Abbas has been a moving force in the Oslo peace process, and in trying to revive the process after the outbreak of violence in September, 2000. He coordinated the negotiation process during the Madrid conference. He headed the Palestinian negotiating team to the secret Oslo talks. Abbas signed the 1993 The Oslo Declaration of Principles with Israel on September 13, 1993, on behalf of PLO. Abbas has been the head of the PLO Negotiating Affairs Department since 1994 and signed the Interim Agreement in September 1995 for the PLO.

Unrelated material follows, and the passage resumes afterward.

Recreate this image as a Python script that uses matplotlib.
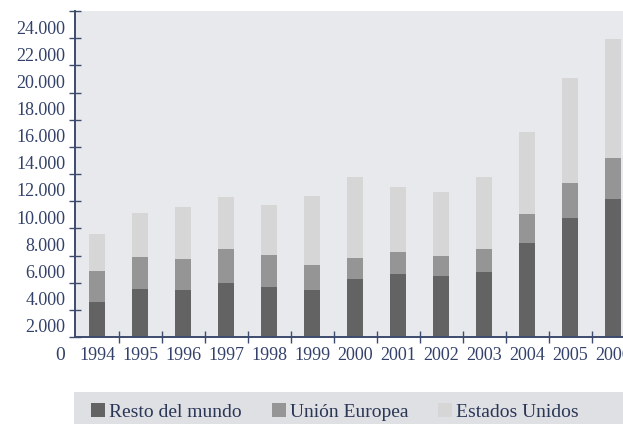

Abbas came to live in Gaza and Ramallah in September 1995 after the signing of the Oslo accords. He published an account of the Oslo negotiations, "Through Secret Channels: The Road to Oslo . With Yossi Beilin, Abbas drafted a controversial “Framework for the Conclusion of a Final Status Agreement Between Israel and the PLO” (better known as Abu-Mazen-Beilin Plan) in October 1995. Abbas headed the Central Election Commission for the Palestine Legislative Council elections in Jan.1996 and was elected as a representative for Qalqilya. He was the Palestinian chair of the Israeli-PA final status talks in May 1996. He was also elected the Secretary General of the PLO Executive Committee in 1996, making him the second in command after Yasser Arafat
In March 2003, Abbas was appointed the first Prime Minister of the Palestinian Authority, under pressure from the US and Europe to institute reforms, control terrorist groups and revive the peace process. Some progress was made in controlling internal corruption and in financial transparency. However, most reform moves initiated by Abbas were frustrated by Yasser Arafat, who refused to surrender authority over security services, and by lack of support from Fatah rank and file, as well as lack of support from Israel. After Abbas made it clear that he would seek a Hudna (truce) with terrorist factions rather than try to suppress them, Israeli support became lukewarm. Though Israel withdrew troops from some areas of the West Bank that had been occupied since Operation Defensive Wall, and eased some security restrictions, the Israeli government refused to release Palestinian prisoners in any numbers. Terror attacks declined very briefly in July of 2003, but examination of the statistics shows that this decline was due to Israeli efficiency in foiling attacks. The quiet was finally broken by several severe attacks in August, showing that Abu Mazen was not in control of the security situation. Though Abbas visited the White House, he came away from the meeting empty handed. Abbas resigned as Prime Minister on September 6, 2003. He was replaced by Ahmed Qurei. After his resignation, Abbas remained Secretary General of the PLO Executive, and quietly went about the business of political rehabilitation. When Yasser Arafat became ill in October 2004, Abbas, along with Ahmed Qurei, took control of the Palestinian Authority and PLO.